Testing: Simulation Before Production

Before any strategy touches real capital, it runs through three stages of testing. First, unit tests against the pure strategy logic with synthetic market data to verify correct behavior at boundary conditions. Second, a simulation mode that runs against live market data but only logs what it would do without executing. Third, a paper trading phase with tiny real positions to verify the full execution pipeline end-to-end.

The simulation and paper trading phases have caught more bugs than unit tests ever did. In particular, they reveal timing-related issues, RPC edge cases, and interaction effects between multiple strategies that are impossible to reproduce in isolation.

The Compounding Value of Infrastructure

None of these practices feel urgent when you are writing your first bot. The strategy is exciting; the error handling and monitoring feel like chores. But the bots that survive in production are the ones with solid infrastructure underneath them.
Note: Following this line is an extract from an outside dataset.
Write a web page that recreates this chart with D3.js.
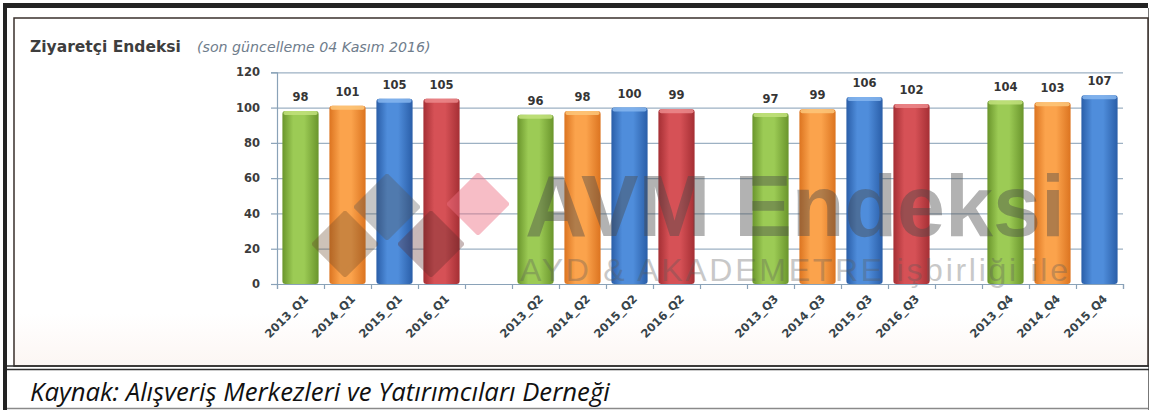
<!DOCTYPE html>
<html><head><meta charset="utf-8">
<script src="https://cdn.jsdelivr.net/npm/d3@7"></script>
<style>html,body{margin:0;padding:0;background:#fff;}svg{display:block;}</style>
</head><body>
<script>
// ---- data ----
const categories = ["2013_Q1","2014_Q1","2015_Q1","2016_Q1","",
                    "2013_Q2","2014_Q2","2015_Q2","2016_Q2","",
                    "2013_Q3","2014_Q3","2015_Q3","2016_Q3","",
                    "2013_Q4","2014_Q4","2015_Q4"];
const values = [98,101,105,105,null, 96,98,100,99,null, 97,99,106,102,null, 104,103,107];
const yTicks = [0,20,40,60,80,100,120];
const seriesYears = ["2013","2014","2015","2016"];
const titleText = "Ziyaretçi Endeksi";
const subtitleText = "(son güncelleme 04 Kasım 2016)";
const sourceText = "Kaynak: Alışveriş Merkezleri ve Yatırımcıları Derneği";
const wmMain = "AVM Endeksi";
const wmSub = "AYD & AKADEMETRE işbirliği ile";

const W = 1151, H = 410;
const svg = d3.select("body").append("svg").attr("width", W).attr("height", H);
const defs = svg.append("defs");

const pal = {
  "2013": {dark:"#6a952c", mid:"#9ccb55", top:"#c2e27c"},
  "2014": {dark:"#dc7420", mid:"#fba34c", top:"#fdc77a"},
  "2015": {dark:"#2a5ea8", mid:"#4f8ddb", top:"#86b6ee"},
  "2016": {dark:"#a52f34", mid:"#d65156", top:"#ec8a8c"}
};
seriesYears.forEach(y => {
  const g = defs.append("linearGradient").attr("id","g"+y).attr("x1","0").attr("x2","1").attr("y1","0").attr("y2","0");
  g.append("stop").attr("offset","0%").attr("stop-color",pal[y].dark);
  g.append("stop").attr("offset","30%").attr("stop-color",pal[y].mid);
  g.append("stop").attr("offset","60%").attr("stop-color",pal[y].mid);
  g.append("stop").attr("offset","100%").attr("stop-color",pal[y].dark);
});
const bg = defs.append("linearGradient").attr("id","bgGrad").attr("x1","0").attr("x2","0").attr("y1","0").attr("y2","1");
bg.append("stop").attr("offset","0%").attr("stop-color","#ffffff");
bg.append("stop").attr("offset","85%").attr("stop-color","#ffffff");
bg.append("stop").attr("offset","100%").attr("stop-color","#fcf6f3");

// ---- frame ----
svg.append("rect").attr("x",14).attr("y",18).attr("width",1134).attr("height",348).attr("fill","url(#bgGrad)");
svg.append("rect").attr("x",3).attr("y",3).attr("width",1145).attr("height",5).attr("fill","#232323");
svg.append("rect").attr("x",3).attr("y",3).attr("width",4).attr("height",407).attr("fill","#232323");
svg.append("line").attr("x1",7).attr("x2",1149).attr("y1",408.5).attr("y2",408.5).attr("stroke","#8a8a8a").attr("stroke-width",1.5);
svg.append("line").attr("x1",1148.5).attr("x2",1148.5).attr("y1",8).attr("y2",410).attr("stroke","#777").attr("stroke-width",1);
svg.append("rect").attr("x",14).attr("y",18).attr("width",1134).attr("height",348)
   .attr("fill","none").attr("stroke","#3a302c").attr("stroke-width",1.5);
svg.append("line").attr("x1",7).attr("x2",1149).attr("y1",366).attr("y2",366).attr("stroke","#2e2e2e").attr("stroke-width",1.6);
svg.append("line").attr("x1",7).attr("x2",1149).attr("y1",369.5).attr("y2",369.5).attr("stroke","#2e2e2e").attr("stroke-width",1.6);

// ---- titles ----
function fitText(sel, base, target) {
  const w = sel.node().getComputedTextLength();
  sel.attr("font-size", base * target / w);
}
const t1 = svg.append("text").attr("x",30).attr("y",52).text(titleText)
   .attr("font-family","DejaVu Sans").attr("font-weight","bold").attr("font-size",13).attr("fill","#3e3e3e");
fitText(t1, 13, 151);
const t2 = svg.append("text").attr("x",197).attr("y",52).text(subtitleText)
   .attr("font-family","DejaVu Sans").attr("font-style","italic").attr("font-size",12.5).attr("fill","#6f7d8c");
fitText(t2, 12.5, 234);

const src = svg.append("text").attr("x",30).attr("y",401).text(sourceText)
   .attr("font-family","Open Sans").attr("font-style","italic").attr("font-size",20).attr("fill","#111");
fitText(src, 20, 580);

// ---- scales ----
const x0 = 277, x1 = 1123, yBase = 284, yTop = 72.3;
const n = values.length;
const idx = d3.range(n);
const xBand = d3.scaleBand().domain(idx).range([x0, x1]).paddingInner(0.23).paddingOuter(0.115);
const xLin = d3.scaleLinear().domain([0, n]).range([x0, x1]);
const y = d3.scaleLinear().domain([0, 120]).range([yBase, yTop]);

// grid
svg.append("g").selectAll("line").data(yTicks.filter(t => t > 0)).join("line")
   .attr("x1", x0).attr("x2", x1).attr("y1", d => y(d)+0.5).attr("y2", d => y(d)+0.5)
   .attr("stroke","#9db1c3").attr("stroke-width",1.2);

// y axis
const yAxis = svg.append("g").attr("transform",`translate(${x0},0)`)
   .call(d3.axisLeft(y).tickValues(yTicks).tickSize(6).tickPadding(11));
yAxis.select(".domain").attr("stroke","#8aa2b8").attr("stroke-width",1.2);
yAxis.selectAll(".tick line").attr("stroke","#8aa2b8").attr("stroke-width",1.2);
yAxis.selectAll(".tick text").attr("font-family","DejaVu Sans").attr("font-weight","bold")
   .attr("font-size",11.5).attr("fill","#3c3c3c");

// bars
const yearOf = i => categories[i] ? categories[i].slice(0,4) : null;
const barIdx = idx.filter(i => values[i] != null);
const bars = svg.append("g");
bars.selectAll("rect.bar").data(barIdx).join("rect").attr("class","bar")
   .attr("x", i => xBand(i)).attr("width", xBand.bandwidth())
   .attr("y", i => y(values[i])).attr("height", i => yBase - y(values[i]))
   .attr("rx", 3).attr("fill", i => `url(#g${yearOf(i)})`);
bars.selectAll("rect.cap").data(barIdx).join("rect").attr("class","cap")
   .attr("x", i => xBand(i)+1).attr("width", xBand.bandwidth()-2)
   .attr("y", i => y(values[i])).attr("height", 4)
   .attr("rx", 2).attr("fill", i => pal[yearOf(i)].top).attr("opacity",0.85);

// watermark
const wm = svg.append("g").attr("pointer-events","none");
const diamond = (cx, cy, r) => `M${cx},${cy-r} L${cx+r},${cy} L${cx},${cy+r} L${cx-r},${cy} Z`;
wm.append("path").attr("d", diamond(387, 207, 30)).attr("fill","#555").attr("opacity",0.33)
   .attr("stroke","#555").attr("stroke-width",6).attr("stroke-linejoin","round");
wm.append("path").attr("d", diamond(345, 244, 30)).attr("fill","#6b4a2a").attr("opacity",0.33)
   .attr("stroke","#6b4a2a").attr("stroke-width",6).attr("stroke-linejoin","round");
wm.append("path").attr("d", diamond(431, 244, 30)).attr("fill","#5a2a2a").attr("opacity",0.33)
   .attr("stroke","#5a2a2a").attr("stroke-width",6).attr("stroke-linejoin","round");
wm.append("path").attr("d", diamond(478, 204, 28)).attr("fill","#ee6f82").attr("opacity",0.45)
   .attr("stroke","#ee6f82").attr("stroke-width",6).attr("stroke-linejoin","round");
wm.append("text").attr("x",525).attr("y",236).text(wmMain)
   .attr("font-family","Liberation Sans").attr("font-weight","bold").attr("font-size",88)
   .attr("textLength",540).attr("lengthAdjust","spacingAndGlyphs")
   .attr("fill","#4a4a4a").attr("opacity",0.42);
wm.append("text").attr("x",520).attr("y",281).text(wmSub)
   .attr("font-family","Liberation Sans").attr("font-size",32)
   .attr("textLength",548).attr("lengthAdjust","spacing")
   .attr("fill","#5a5a5a").attr("opacity",0.33);

// x axis
const xAxis = svg.append("g").attr("transform",`translate(0,${yBase})`)
   .call(d3.axisBottom(xLin).tickValues(d3.range(n+1)).tickSize(5).tickFormat(""));
xAxis.select(".domain").attr("stroke","#8aa2b8").attr("stroke-width",1.2);
xAxis.selectAll(".tick line").attr("stroke","#8aa2b8").attr("stroke-width",1.2);

// x labels
svg.append("g").selectAll("text").data(idx.filter(i => categories[i])).join("text")
   .attr("transform", i => `translate(${xBand(i)+xBand.bandwidth()/2+6},${yBase+13}) rotate(-45)`)
   .attr("text-anchor","end").attr("dominant-baseline","middle")
   .attr("font-family","DejaVu Sans").attr("font-weight","bold").attr("font-size",11.5)
   .attr("fill","#37444a").text(i => categories[i]);

// value labels
svg.append("g").selectAll("text").data(barIdx).join("text")
   .attr("x", i => xBand(i)+xBand.bandwidth()/2).attr("y", i => y(values[i]) - 10)
   .attr("text-anchor","middle")
   .attr("font-family","DejaVu Sans").attr("font-weight","bold").attr("font-size",11.5)
   .attr("fill","#353535").text(i => values[i]);
</script>
</body></html>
A bot with a mediocre strategy but excellent error recovery and monitoring will outperform a brilliant strategy that crashes twice a week and silently loses money to undetected edge cases.

Every bot I have built since adopting these patterns has been profitable faster and required less maintenance. The architecture patterns transfer directly between strategies -- I now start every new bot by copying a skeleton that includes the strategy/execution/monitoring separation, the error classification system, and the monitoring heartbeat. The strategy logic is a plugin; everything else is reusable infrastructure.

If you are building your first trading bot, resist the urge to skip straight to the strategy. Get the foundation right first: clean separation of concerns, comprehensive error handling, and monitoring that tells you what is happening without you having to ask. The strategy can always be improved later. A bot that runs reliably is worth more than a bot that is occasionally brilliant.